• _DATA EXCERPT_:
☆ ☆ ☆ ☆ ☆ ☆ ☆
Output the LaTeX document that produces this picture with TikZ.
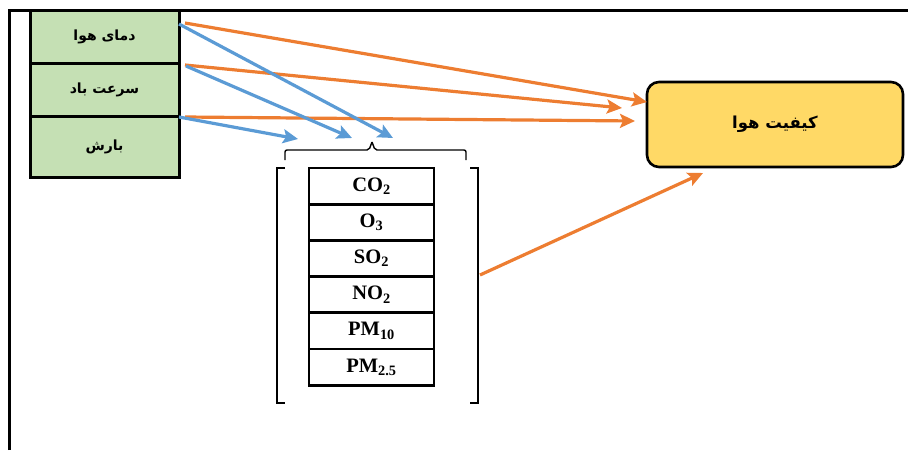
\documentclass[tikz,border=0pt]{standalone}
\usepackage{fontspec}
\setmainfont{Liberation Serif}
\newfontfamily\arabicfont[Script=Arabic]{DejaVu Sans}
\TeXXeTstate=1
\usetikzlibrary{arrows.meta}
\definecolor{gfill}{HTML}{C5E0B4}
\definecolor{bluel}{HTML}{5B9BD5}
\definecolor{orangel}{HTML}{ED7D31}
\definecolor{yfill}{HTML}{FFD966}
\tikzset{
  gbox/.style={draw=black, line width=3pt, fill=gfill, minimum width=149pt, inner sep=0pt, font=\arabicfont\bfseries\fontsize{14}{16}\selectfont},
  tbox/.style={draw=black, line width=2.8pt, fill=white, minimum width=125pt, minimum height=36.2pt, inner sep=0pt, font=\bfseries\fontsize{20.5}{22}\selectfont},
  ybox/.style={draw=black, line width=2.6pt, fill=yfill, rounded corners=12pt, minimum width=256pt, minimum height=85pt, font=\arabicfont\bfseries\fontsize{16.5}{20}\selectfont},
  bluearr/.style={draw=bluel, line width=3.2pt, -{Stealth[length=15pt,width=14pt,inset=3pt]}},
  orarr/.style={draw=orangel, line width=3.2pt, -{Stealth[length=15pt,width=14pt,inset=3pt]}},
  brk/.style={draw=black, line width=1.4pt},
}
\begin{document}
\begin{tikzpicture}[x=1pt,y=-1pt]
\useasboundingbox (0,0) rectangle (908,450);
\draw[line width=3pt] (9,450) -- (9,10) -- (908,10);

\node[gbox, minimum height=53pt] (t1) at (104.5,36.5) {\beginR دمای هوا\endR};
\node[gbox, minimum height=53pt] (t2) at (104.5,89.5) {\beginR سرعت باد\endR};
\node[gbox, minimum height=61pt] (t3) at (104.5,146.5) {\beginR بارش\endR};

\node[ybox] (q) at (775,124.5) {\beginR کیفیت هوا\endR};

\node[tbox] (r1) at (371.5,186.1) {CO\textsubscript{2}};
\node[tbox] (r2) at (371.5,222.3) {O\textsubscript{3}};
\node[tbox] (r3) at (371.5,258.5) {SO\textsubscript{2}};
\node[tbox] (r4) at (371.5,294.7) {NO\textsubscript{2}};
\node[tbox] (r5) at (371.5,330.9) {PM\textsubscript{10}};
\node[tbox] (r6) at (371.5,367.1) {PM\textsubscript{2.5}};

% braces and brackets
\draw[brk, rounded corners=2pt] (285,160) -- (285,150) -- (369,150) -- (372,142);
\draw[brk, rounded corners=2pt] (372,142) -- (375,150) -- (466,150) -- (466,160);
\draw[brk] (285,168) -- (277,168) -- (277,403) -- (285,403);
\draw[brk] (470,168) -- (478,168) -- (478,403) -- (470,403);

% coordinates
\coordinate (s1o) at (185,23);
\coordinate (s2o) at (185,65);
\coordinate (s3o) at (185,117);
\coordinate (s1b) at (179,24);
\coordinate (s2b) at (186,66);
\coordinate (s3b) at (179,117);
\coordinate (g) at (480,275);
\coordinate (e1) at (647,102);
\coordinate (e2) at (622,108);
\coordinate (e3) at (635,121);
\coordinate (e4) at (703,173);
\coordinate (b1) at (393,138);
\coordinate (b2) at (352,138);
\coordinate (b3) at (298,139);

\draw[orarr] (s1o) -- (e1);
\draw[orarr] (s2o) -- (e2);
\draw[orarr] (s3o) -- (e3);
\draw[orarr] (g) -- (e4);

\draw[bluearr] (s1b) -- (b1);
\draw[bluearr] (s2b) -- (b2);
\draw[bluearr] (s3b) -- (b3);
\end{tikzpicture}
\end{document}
☆ ☆ ☆ ☆ ☆ ☆ ☆
• _EXERCISE PROMPT_:
Copy nothing but the lines from the first one in the listing through the line with "(478,403) -- (470,403);", and omit the pictures.

• _COMPLETE RESPONSE_:
Output the LaTeX document that produces this picture with TikZ.
\documentclass[tikz,border=0pt]{standalone}
\usepackage{fontspec}
\setmainfont{Liberation Serif}
\newfontfamily\arabicfont[Script=Arabic]{DejaVu Sans}
\TeXXeTstate=1
\usetikzlibrary{arrows.meta}
\definecolor{gfill}{HTML}{C5E0B4}
\definecolor{bluel}{HTML}{5B9BD5}
\definecolor{orangel}{HTML}{ED7D31}
\definecolor{yfill}{HTML}{FFD966}
\tikzset{
  gbox/.style={draw=black, line width=3pt, fill=gfill, minimum width=149pt, inner sep=0pt, font=\arabicfont\bfseries\fontsize{14}{16}\selectfont},
  tbox/.style={draw=black, line width=2.8pt, fill=white, minimum width=125pt, minimum height=36.2pt, inner sep=0pt, font=\bfseries\fontsize{20.5}{22}\selectfont},
  ybox/.style={draw=black, line width=2.6pt, fill=yfill, rounded corners=12pt, minimum width=256pt, minimum height=85pt, font=\arabicfont\bfseries\fontsize{16.5}{20}\selectfont},
  bluearr/.style={draw=bluel, line width=3.2pt, -{Stealth[length=15pt,width=14pt,inset=3pt]}},
  orarr/.style={draw=orangel, line width=3.2pt, -{Stealth[length=15pt,width=14pt,inset=3pt]}},
  brk/.style={draw=black, line width=1.4pt},
}
\begin{document}
\begin{tikzpicture}[x=1pt,y=-1pt]
\useasboundingbox (0,0) rectangle (908,450);
\draw[line width=3pt] (9,450) -- (9,10) -- (908,10);

\node[gbox, minimum height=53pt] (t1) at (104.5,36.5) {\beginR دمای هوا\endR};
\node[gbox, minimum height=53pt] (t2) at (104.5,89.5) {\beginR سرعت باد\endR};
\node[gbox, minimum height=61pt] (t3) at (104.5,146.5) {\beginR بارش\endR};

\node[ybox] (q) at (775,124.5) {\beginR کیفیت هوا\endR};

\node[tbox] (r1) at (371.5,186.1) {CO\textsubscript{2}};
\node[tbox] (r2) at (371.5,222.3) {O\textsubscript{3}};
\node[tbox] (r3) at (371.5,258.5) {SO\textsubscript{2}};
\node[tbox] (r4) at (371.5,294.7) {NO\textsubscript{2}};
\node[tbox] (r5) at (371.5,330.9) {PM\textsubscript{10}};
\node[tbox] (r6) at (371.5,367.1) {PM\textsubscript{2.5}};

% braces and brackets
\draw[brk, rounded corners=2pt] (285,160) -- (285,150) -- (369,150) -- (372,142);
\draw[brk, rounded corners=2pt] (372,142) -- (375,150) -- (466,150) -- (466,160);
\draw[brk] (285,168) -- (277,168) -- (277,403) -- (285,403);
\draw[brk] (470,168) -- (478,168) -- (478,403) -- (470,403);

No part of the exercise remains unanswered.